Many people believe that they don't need estate planning. They think is for the ultra-wealthy. But accountants and other financial planners know that everyone needs some basic form of estate planning. If your clients' have any sort of assets, this is the only way to assure that these will be passed to the intended beneficiaries upon their passing.
The sad truth is, however, that even a wealthy client is often hesitant to have their accountant or financial planner create an estate plan for them. Maybe they think they are courting death, or fear it. No matter the reason for your clients' hesitation, it truly is part of your job if you handle their finances to make sure all clients have an estate plan in place. When we die, our estate goes through a probate process. The goal of estate planning is to minimize the effects of probate.

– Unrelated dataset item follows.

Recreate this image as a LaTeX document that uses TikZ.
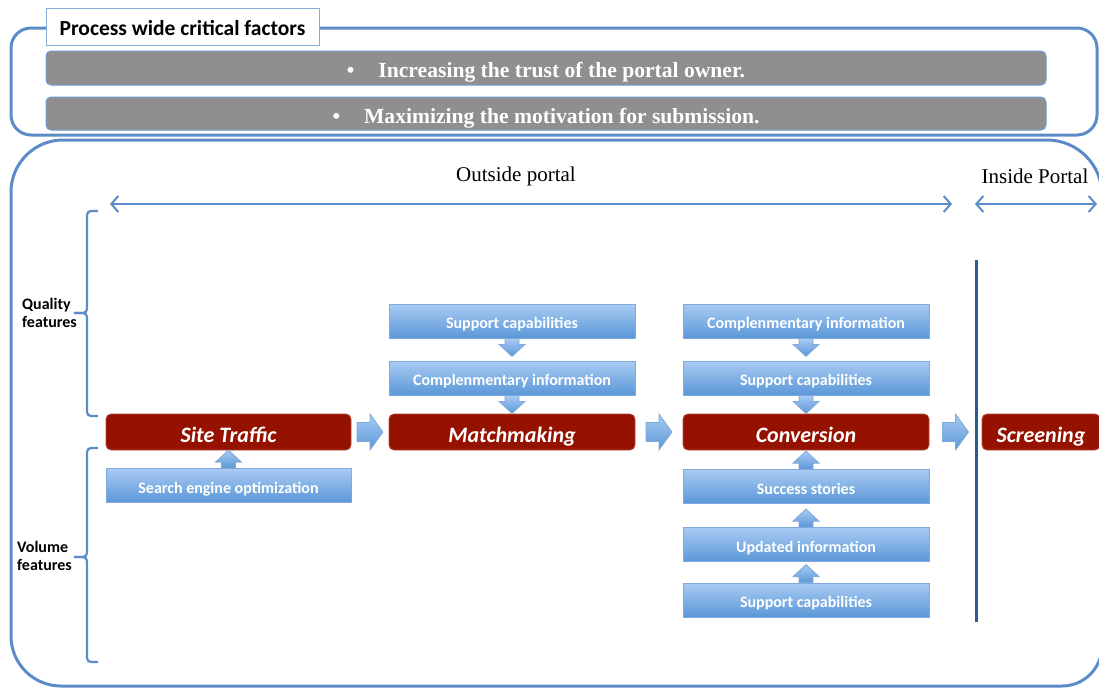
\documentclass[tikz,border=0pt]{standalone}
\usepackage{fontspec}
\setmainfont{Liberation Serif}
\newfontfamily\carl{Carlito}
\usetikzlibrary{arrows.meta,calc}

\definecolor{frameblue}{HTML}{5B8CC8}
\definecolor{darkline}{HTML}{2D5B94}
\definecolor{titleedge}{HTML}{86ACDA}
\definecolor{barGray}{HTML}{8F8F8F}
\definecolor{barEdge}{HTML}{6F9BD1}
\definecolor{redFill}{HTML}{951200}
\definecolor{redEdge}{HTML}{B3473B}
\definecolor{blueTop}{HTML}{A9CBF3}
\definecolor{blueBot}{HTML}{5A97D7}
\definecolor{blueEdge}{HTML}{80AADB}

\tikzset{
  frame/.style={draw=frameblue, line width=3pt},
  titlebox/.style={fill=white, draw=titleedge, line width=1pt, minimum width=273pt,
    minimum height=37pt, inner sep=0pt, text height=17pt, text depth=0pt,
    font=\carl\fontsize{21.5}{24}\selectfont\bfseries},
  factorbar/.style={fill=barGray, draw=barEdge, line width=1pt, rounded corners=5pt,
    minimum width=1000pt, minimum height=34pt, inner sep=0pt, text=white,
    text height=19pt, text depth=0pt, font=\fontsize{21.6}{24}\selectfont\bfseries},
  stagebox/.style={fill=redFill, draw=redEdge, line width=0.8pt, rounded corners=5pt,
    minimum width=246pt, minimum height=36pt, inner sep=0pt, text=white,
    text height=20pt, text depth=0pt, font=\carl\fontsize{22}{26}\selectfont\bfseries\itshape},
  featurebox/.style={top color=blueTop, bottom color=blueBot, draw=blueEdge, line width=0.8pt,
    minimum width=246pt, minimum height=34pt, inner sep=0pt, text=white,
    text height=15pt, text depth=0pt, font=\carl\fontsize{16}{19}\selectfont\bfseries},
  sidelabel/.style={anchor=west, align=left, inner sep=0pt,
    font=\carl\fontsize{16}{18}\selectfont\bfseries},
  zonelabel/.style={inner sep=0pt, font=\fontsize{21}{24}\selectfont},
  brace/.style={draw=frameblue, line width=2.2pt, rounded corners=4pt},
  span/.style={draw=frameblue, line width=2pt,
    {Straight Barb[length=7pt,width=16pt]}-{Straight Barb[length=7pt,width=16pt]}},
  blockarr/.style={top color=blueTop, bottom color=blueBot, draw=blueEdge, line width=0.8pt},
  arrdown/.style={blockarr, to path={(\tikztostart) ++(-7pt,0pt) -- ++(0pt,-6pt)
    -- ++(-6pt,0pt) -- ++(13pt,-12pt) -- ++(13pt,12pt) -- ++(-6pt,0pt) -- ++(0pt,6pt) -- cycle}},
  arrup/.style={blockarr, to path={(\tikztostart) ++(-7pt,0pt) -- ++(0pt,6pt)
    -- ++(-6pt,0pt) -- ++(13pt,12pt) -- ++(13pt,-12pt) -- ++(-6pt,0pt) -- ++(0pt,-6pt) -- cycle}},
  arrright/.style={blockarr, to path={($(\tikztostart)!0.5!(\tikztotarget)$) ++(-13pt,9.5pt)
    -- ++(13pt,0pt) -- ++(0pt,8.5pt) -- ++(13pt,-18pt) -- ++(-13pt,-18pt) -- ++(0pt,8.5pt)
    -- ++(-13pt,0pt) -- cycle}},
}

\begin{document}
\begin{tikzpicture}[x=1pt,y=-1pt]
\useasboundingbox (0,0) rectangle (1099,689);
\clip (0,0) rectangle (1099,689);

% process-wide frame
\draw[frame, rounded corners=20pt] (11,28) rectangle (1097,135);
\node[titlebox] (title) at (182.5,26.5) {Process wide critical factors};
\node[factorbar] (trust) at (546,68) {\textbullet\hspace{24pt}Increasing the trust of the portal owner.};
\node[factorbar, minimum height=33pt] (motiv) at (546,113.5) {\textbullet\hspace{24pt}Maximizing the motivation for submission.};

% main process frame
\draw[frame] (63,140) -- (1047,140) arc[start angle=-90, end angle=0, radius=55]
  -- (1102,646) arc[start angle=0, end angle=90, radius=40]
  -- (61,686) arc[start angle=90, end angle=180, radius=50]
  -- (11,192) arc[start angle=180, end angle=270, radius=52] -- cycle;

% zones
\node[zonelabel] (outside) at (516,176) {Outside portal};
\node[zonelabel] (inside) at (1035,176) {Inside Portal};
\coordinate (oL) at (110,204);
\coordinate (oR) at (952,204);
\coordinate (iL) at (975,204);
\coordinate (iR) at (1097,204);
\draw[span] (oL) -- (oR);
\draw[span] (iL) -- (iR);

\coordinate (divTop) at (976,260);
\coordinate (divBot) at (976,622);
\draw[draw=darkline, line width=3pt] (divTop) -- (divBot);

% feature groups
\draw[brace] (98,211) -- (87,211) -- (87,313) -- (74,313);
\draw[brace] (74,313) -- (87,313) -- (87,416) -- (98,416);
\node[sidelabel] (quality) at (22,313) {Quality\\features};
\draw[brace] (98,448) -- (87,448) -- (87,557) -- (74,557);
\draw[brace] (74,557) -- (87,557) -- (87,662) -- (98,662);
\node[sidelabel] (volume) at (17,556) {Volume\\features};

% stages
\node[stagebox, minimum width=245pt] (traffic) at (228.5,432) {Site Traffic};
\node[stagebox] (match) at (512,432) {Matchmaking};
\node[stagebox] (conv) at (806,432) {Conversion};
\node[stagebox, minimum width=118pt] (screen) at (1041,432) {Screening};

% features
\node[featurebox] (mSupport) at (512,321) {Support capabilities};
\node[featurebox] (mCompl) at (512,378) {Complenmentary information};
\node[featurebox] (cCompl) at (806,321) {Complenmentary information};
\node[featurebox] (cSupport) at (806,378) {Support capabilities};
\node[featurebox] (cSuccess) at (806,486.5) {Success stories};
\node[featurebox] (cUpdated) at (806,544.5) {Updated information};
\node[featurebox] (cSupport2) at (806,600) {Support capabilities};
\node[featurebox, minimum width=245pt] (seo) at (228.5,485.5) {Search engine optimization};

% block arrows
\draw[arrdown] (mSupport.south) to (mCompl.north);
\draw[arrdown] (mCompl.south) to (match.north);
\draw[arrdown] (cCompl.south) to (cSupport.north);
\draw[arrdown] (cSupport.south) to (conv.north);
\draw[arrup] (cSuccess.north) to (conv.south);
\draw[arrup] (cUpdated.north) to (cSuccess.south);
\draw[arrup] (cSupport2.north) to (cUpdated.south);
\draw[arrup] (seo.north) to (traffic.south);
\draw[arrright] (traffic.east) to (match.west);
\draw[arrright] (match.east) to (conv.west);
\draw[arrright] (conv.east) to (screen.west);
\end{tikzpicture}
\end{document}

Changes and Highlights: Estate Planning for Your Clients
As an accountant or financial planner, you know what a sad and tragic thing probate can be. If a person dies intestate it means there is no estate plan or even a basic will. Once this happens, the probate process starts. Creditors are notified. The probate hearing becomes public information. Anyone that thinks they have a claim to your accounting or financial planning client's estate can petition the probate court for what they believe is their share of assets. Without an estate plan, your client's assets are at the mercy of the state and who it thinks the assets should go to.
2017 Brought Major Change-Death Tax Only Applies to Ultra-Wealthy
Estate planning used to be looked at as a way to save on the death tax. Things changed in 2017. A client of your accounting or financial planning practice must now have assets exceeding $5.89 million to be subject to the death tax. If they are married and elect portability, their surviving spouse can use the unused portion of the deceased spouse’s first estate tax exemption. As a result, the estate tax for most of your clients won't ever come into play.
Let's Talk About a Trust and Minor Children
If your client wants you to set up a trust as part of their estate planning, by all means, encourage them to do so. This way, they are in control of how the assets of the trust are inherited. A trust is often used when there are minor children involved. The control your client has can be wide and varied. For instance, if a minor child is a beneficiary of the trust, it is not uncommon to put an age limit on when they can inherit the assets. The assets earmarked to minors are just kept in the trust until the restrictions are met, and then the trustee distributes the assets. One thing that is also not uncommon in the stipulations of a trust is to have a drug and alcohol provision. If the minor beneficiary has a drug or alcohol problem, then they don’t inherit the assets. The assets will just stay in the trust until such a time as the beneficiary resolves their addiction. Another stipulation in the trust that is often included is that the minor child does not inherit the assets until they complete college with a 3.0 GPA.
These are just a few of the highlights involved in estate planning. The Rules of Thumb blog from MoneyThumb enjoys educating our readers. We suggest that all accountants and financial planners stay up-to-date on the details of setting up estate plans and learn the ins and outs of creating trusts. This way, you are even more of an asset to your clients.